June 28, 2015 - 13th Sunday in Ordinary Time, Year B
Saint Martin de Tours Catholic Church
Jairus and the woman couldn't be any more different. Jairus is an esteemed synagogue official. The woman is a nameless member of the crowd.
Jairus is wealthy and influential, accustomed to having others beg him for favors.The woman, on the other hand, has spent all of her savings on doctors who have only made her condition worse.
The man is ritually pure. The woman is ritually impure. She should not be approaching Jesus. She should not be touching Jesus.
Those who are ritually unclean are like lepers and are isolated from others.
While Jairus is ritually pure, he is a very public figure who also should probably not be throwing himself at Jesus's feet.
These two folks are from very different walks of life. But somehow they both understand the need to approach Jesus, whatever the cost.
The fact that Jairus comes and throws himself at Jesus' feet shows that he's just as desperate as the hemorrhaging woman.

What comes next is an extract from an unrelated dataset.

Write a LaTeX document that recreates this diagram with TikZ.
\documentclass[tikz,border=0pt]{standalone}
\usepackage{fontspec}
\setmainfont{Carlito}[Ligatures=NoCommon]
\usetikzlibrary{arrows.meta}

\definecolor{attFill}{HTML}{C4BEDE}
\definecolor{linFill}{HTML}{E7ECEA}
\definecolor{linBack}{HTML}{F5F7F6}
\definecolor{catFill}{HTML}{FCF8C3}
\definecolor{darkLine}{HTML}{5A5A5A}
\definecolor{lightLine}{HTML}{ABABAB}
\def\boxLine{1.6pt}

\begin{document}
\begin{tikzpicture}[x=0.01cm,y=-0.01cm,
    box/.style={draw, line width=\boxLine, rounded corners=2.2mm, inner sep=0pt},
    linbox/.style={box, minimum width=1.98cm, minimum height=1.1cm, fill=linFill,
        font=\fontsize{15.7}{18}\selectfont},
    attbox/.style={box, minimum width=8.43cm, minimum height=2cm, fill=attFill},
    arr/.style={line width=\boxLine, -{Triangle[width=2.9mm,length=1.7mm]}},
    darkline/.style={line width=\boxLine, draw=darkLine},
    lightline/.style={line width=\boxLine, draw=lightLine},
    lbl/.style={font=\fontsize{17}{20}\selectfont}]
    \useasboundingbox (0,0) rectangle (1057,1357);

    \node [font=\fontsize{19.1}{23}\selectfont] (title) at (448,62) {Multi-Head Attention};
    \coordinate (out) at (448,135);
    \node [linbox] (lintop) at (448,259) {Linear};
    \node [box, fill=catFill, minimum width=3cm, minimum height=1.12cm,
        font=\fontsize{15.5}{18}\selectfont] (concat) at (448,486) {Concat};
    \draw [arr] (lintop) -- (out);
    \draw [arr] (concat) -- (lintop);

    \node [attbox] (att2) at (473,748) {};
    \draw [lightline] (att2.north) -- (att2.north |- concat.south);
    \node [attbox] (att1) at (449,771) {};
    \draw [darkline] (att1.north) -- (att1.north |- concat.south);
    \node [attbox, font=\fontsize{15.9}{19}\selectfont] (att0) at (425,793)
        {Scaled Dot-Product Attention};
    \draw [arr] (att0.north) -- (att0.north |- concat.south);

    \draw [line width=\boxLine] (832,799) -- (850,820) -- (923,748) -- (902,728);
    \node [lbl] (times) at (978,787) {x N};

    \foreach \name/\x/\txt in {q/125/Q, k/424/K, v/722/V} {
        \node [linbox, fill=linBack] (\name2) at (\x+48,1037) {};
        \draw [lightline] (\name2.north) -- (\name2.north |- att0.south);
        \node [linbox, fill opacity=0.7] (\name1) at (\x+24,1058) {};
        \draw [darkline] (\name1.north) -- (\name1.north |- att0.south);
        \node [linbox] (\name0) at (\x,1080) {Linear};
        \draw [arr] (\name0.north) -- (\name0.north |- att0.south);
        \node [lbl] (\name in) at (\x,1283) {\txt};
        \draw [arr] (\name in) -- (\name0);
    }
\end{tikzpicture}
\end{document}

Jairus' friends are an obstacle to Jesus. Don’t bother the teacher any longer. You are making a fool of yourself. Come home. The child is dead.
The crowd also proves to be an obstacle for the woman. And so, let me suggest to you that there are many forces at work in our modern world that act as obstacles, attempting to keep us from Jesus.

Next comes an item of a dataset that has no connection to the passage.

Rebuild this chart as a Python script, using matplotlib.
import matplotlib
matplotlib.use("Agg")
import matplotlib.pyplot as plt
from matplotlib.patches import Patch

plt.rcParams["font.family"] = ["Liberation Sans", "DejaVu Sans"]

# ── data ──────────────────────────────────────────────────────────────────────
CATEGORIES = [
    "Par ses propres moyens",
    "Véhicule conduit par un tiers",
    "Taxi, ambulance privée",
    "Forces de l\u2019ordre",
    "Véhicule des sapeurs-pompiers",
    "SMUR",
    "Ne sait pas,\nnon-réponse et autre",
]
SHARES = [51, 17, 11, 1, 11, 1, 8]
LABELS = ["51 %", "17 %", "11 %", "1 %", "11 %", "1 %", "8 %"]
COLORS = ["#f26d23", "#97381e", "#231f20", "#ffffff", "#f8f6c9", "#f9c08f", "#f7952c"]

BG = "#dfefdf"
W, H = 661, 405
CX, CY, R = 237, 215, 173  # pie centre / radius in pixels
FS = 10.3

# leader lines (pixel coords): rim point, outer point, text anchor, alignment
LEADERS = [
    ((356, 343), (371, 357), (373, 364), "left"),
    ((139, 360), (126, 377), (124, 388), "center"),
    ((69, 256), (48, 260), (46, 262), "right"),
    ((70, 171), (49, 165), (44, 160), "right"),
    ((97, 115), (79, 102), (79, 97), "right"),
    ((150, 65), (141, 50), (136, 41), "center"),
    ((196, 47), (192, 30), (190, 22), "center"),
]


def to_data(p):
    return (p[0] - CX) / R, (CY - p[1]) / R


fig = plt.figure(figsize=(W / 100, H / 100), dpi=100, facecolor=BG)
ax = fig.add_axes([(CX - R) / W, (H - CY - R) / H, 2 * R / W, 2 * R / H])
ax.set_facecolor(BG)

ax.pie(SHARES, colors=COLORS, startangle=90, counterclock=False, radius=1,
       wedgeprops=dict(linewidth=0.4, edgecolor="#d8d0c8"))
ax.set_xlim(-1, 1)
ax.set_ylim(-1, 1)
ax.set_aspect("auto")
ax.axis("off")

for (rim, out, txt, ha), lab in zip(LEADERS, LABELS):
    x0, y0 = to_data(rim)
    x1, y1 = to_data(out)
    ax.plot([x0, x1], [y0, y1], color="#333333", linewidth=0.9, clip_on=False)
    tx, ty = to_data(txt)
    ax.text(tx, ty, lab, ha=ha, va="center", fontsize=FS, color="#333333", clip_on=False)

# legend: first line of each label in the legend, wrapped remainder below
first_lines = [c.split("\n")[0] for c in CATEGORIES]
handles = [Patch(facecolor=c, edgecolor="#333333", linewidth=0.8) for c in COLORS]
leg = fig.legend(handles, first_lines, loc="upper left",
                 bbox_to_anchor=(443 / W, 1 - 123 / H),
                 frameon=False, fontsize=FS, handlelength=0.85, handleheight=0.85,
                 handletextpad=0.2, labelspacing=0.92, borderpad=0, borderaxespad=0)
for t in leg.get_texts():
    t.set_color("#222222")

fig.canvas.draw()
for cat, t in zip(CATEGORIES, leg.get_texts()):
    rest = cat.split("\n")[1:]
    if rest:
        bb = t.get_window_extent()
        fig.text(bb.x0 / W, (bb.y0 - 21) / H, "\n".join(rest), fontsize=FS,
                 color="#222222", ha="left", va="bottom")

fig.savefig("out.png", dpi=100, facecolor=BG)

Jesus restores life to the woman. Jesus restores life to Jairus' daughter and, through through this healing of the child, Jesus restores life to Jairus himself.
Maybe there are some in our midst who can relate to the woman, chronically ill, never well, just less sick. Savings and resources exhausted, financially and emotionally drained.
Seek Jesus with all your heart and all your soul and all your remaining strength and, when you find him, throw yourself at his feet and grab the hem of his cloak.
Maybe there are some parents in our midst who are like Jairus. Maybe there is a sick child who desperately needs healing. Or maybe the child is an adult who has gone astray.
Seek Jesus with all your heart and all your soul and all your strength, and whenever you find him throw yourself at his feet and beg for your loved one.
Maybe there are some among us who can identify neither with the woman nor the official. We fall somewhere in between.
But I daresay each and everyone of us has some spot of sickness or disease that makes us impure, unclean.
We too desperately need to seek Jesus for healing. And when we find him, we need to throw ourselves at his feet and beg for mercy and forgiveness and healing and strength.
The poor unnamed woman, who sought the Lord, found healing. Jairus, the wealthy and influential synagogue official, who sought the Lord, found healing for his daughter. And in finding healing for his daughter, he found healing for himself.
If the gospel writer wanted to include us in the story, what exactly would he have to say about us?